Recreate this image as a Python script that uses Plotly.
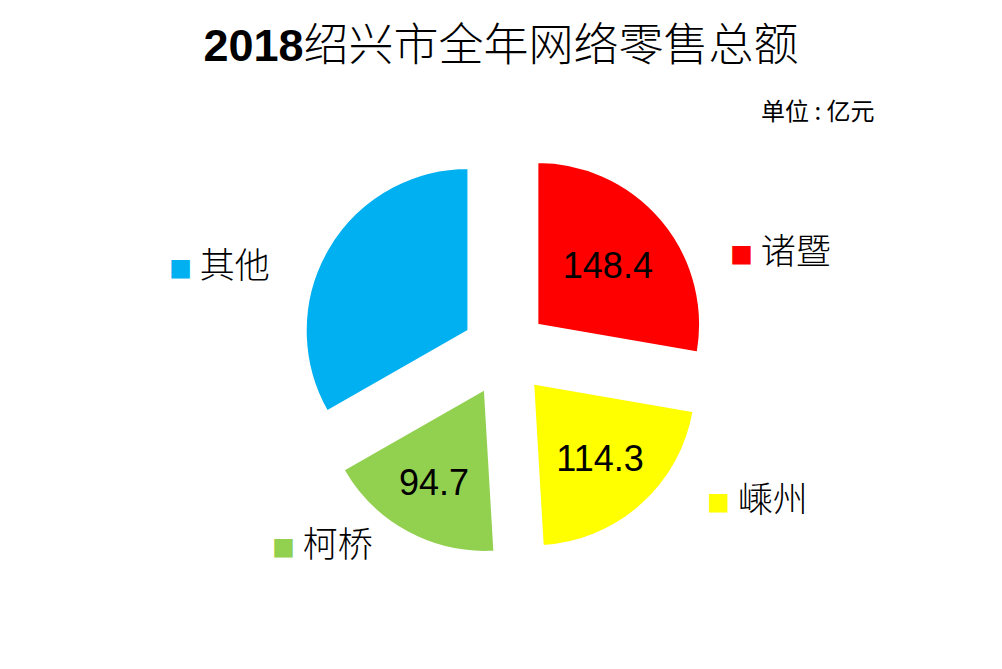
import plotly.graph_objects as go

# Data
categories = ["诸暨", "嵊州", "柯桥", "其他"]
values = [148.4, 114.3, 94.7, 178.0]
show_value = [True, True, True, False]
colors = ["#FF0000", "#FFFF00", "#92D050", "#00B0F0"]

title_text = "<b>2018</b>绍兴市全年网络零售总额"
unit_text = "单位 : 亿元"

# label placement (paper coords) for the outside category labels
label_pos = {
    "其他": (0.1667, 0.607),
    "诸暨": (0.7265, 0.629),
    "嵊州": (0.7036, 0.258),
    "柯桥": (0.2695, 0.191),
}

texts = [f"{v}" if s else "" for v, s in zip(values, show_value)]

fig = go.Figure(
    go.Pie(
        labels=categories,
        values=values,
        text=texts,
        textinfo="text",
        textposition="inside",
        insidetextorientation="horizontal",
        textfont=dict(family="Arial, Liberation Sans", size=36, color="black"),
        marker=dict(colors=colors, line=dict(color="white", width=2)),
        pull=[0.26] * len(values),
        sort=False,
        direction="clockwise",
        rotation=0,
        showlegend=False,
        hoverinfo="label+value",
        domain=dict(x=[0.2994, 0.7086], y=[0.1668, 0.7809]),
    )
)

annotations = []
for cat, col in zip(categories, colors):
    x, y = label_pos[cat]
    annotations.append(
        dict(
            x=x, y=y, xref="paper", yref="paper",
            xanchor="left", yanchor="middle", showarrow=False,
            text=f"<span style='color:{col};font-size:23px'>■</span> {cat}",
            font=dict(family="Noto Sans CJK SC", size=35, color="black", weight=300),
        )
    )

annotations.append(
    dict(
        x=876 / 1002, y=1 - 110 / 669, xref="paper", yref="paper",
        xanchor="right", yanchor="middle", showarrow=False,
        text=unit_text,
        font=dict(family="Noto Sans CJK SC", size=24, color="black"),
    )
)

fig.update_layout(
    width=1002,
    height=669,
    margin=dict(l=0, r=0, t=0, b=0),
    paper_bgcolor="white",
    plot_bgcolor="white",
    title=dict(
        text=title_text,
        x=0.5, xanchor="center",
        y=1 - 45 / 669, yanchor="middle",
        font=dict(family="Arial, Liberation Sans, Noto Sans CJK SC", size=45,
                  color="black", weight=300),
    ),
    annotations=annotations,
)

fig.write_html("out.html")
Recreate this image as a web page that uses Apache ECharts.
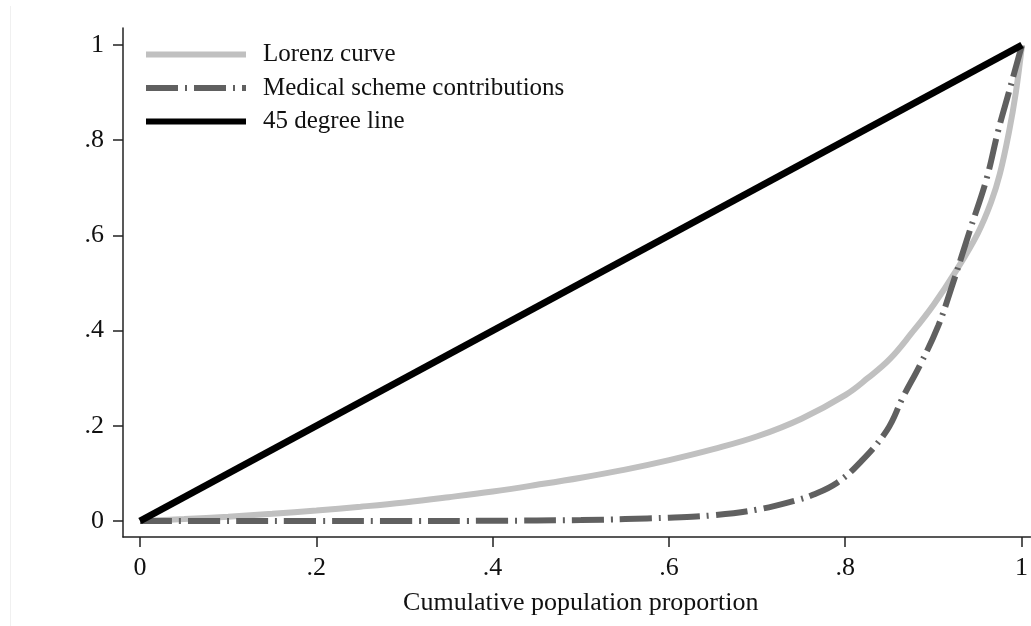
.....
Aim of the task ->
Output, exactly, all the records above; include no pictures.

Result for this task ->
Recreate this image as a Python script that uses Plotly.
import plotly.graph_objects as go

# Data
categories = ["诸暨", "嵊州", "柯桥", "其他"]
values = [148.4, 114.3, 94.7, 178.0]
show_value = [True, True, True, False]
colors = ["#FF0000", "#FFFF00", "#92D050", "#00B0F0"]

title_text = "<b>2018</b>绍兴市全年网络零售总额"
unit_text = "单位 : 亿元"

# label placement (paper coords) for the outside category labels
label_pos = {
    "其他": (0.1667, 0.607),
    "诸暨": (0.7265, 0.629),
    "嵊州": (0.7036, 0.258),
    "柯桥": (0.2695, 0.191),
}

texts = [f"{v}" if s else "" for v, s in zip(values, show_value)]

fig = go.Figure(
    go.Pie(
        labels=categories,
        values=values,
        text=texts,
        textinfo="text",
        textposition="inside",
        insidetextorientation="horizontal",
        textfont=dict(family="Arial, Liberation Sans", size=36, color="black"),
        marker=dict(colors=colors, line=dict(color="white", width=2)),
        pull=[0.26] * len(values),
        sort=False,
        direction="clockwise",
        rotation=0,
        showlegend=False,
        hoverinfo="label+value",
        domain=dict(x=[0.2994, 0.7086], y=[0.1668, 0.7809]),
    )
)

annotations = []
for cat, col in zip(categories, colors):
    x, y = label_pos[cat]
    annotations.append(
        dict(
            x=x, y=y, xref="paper", yref="paper",
            xanchor="left", yanchor="middle", showarrow=False,
            text=f"<span style='color:{col};font-size:23px'>■</span> {cat}",
            font=dict(family="Noto Sans CJK SC", size=35, color="black", weight=300),
        )
    )

annotations.append(
    dict(
        x=876 / 1002, y=1 - 110 / 669, xref="paper", yref="paper",
        xanchor="right", yanchor="middle", showarrow=False,
        text=unit_text,
        font=dict(family="Noto Sans CJK SC", size=24, color="black"),
    )
)

fig.update_layout(
    width=1002,
    height=669,
    margin=dict(l=0, r=0, t=0, b=0),
    paper_bgcolor="white",
    plot_bgcolor="white",
    title=dict(
        text=title_text,
        x=0.5, xanchor="center",
        y=1 - 45 / 669, yanchor="middle",
        font=dict(family="Arial, Liberation Sans, Noto Sans CJK SC", size=45,
                  color="black", weight=300),
    ),
    annotations=annotations,
)

fig.write_html("out.html")
Recreate this image as a web page that uses Apache ECharts.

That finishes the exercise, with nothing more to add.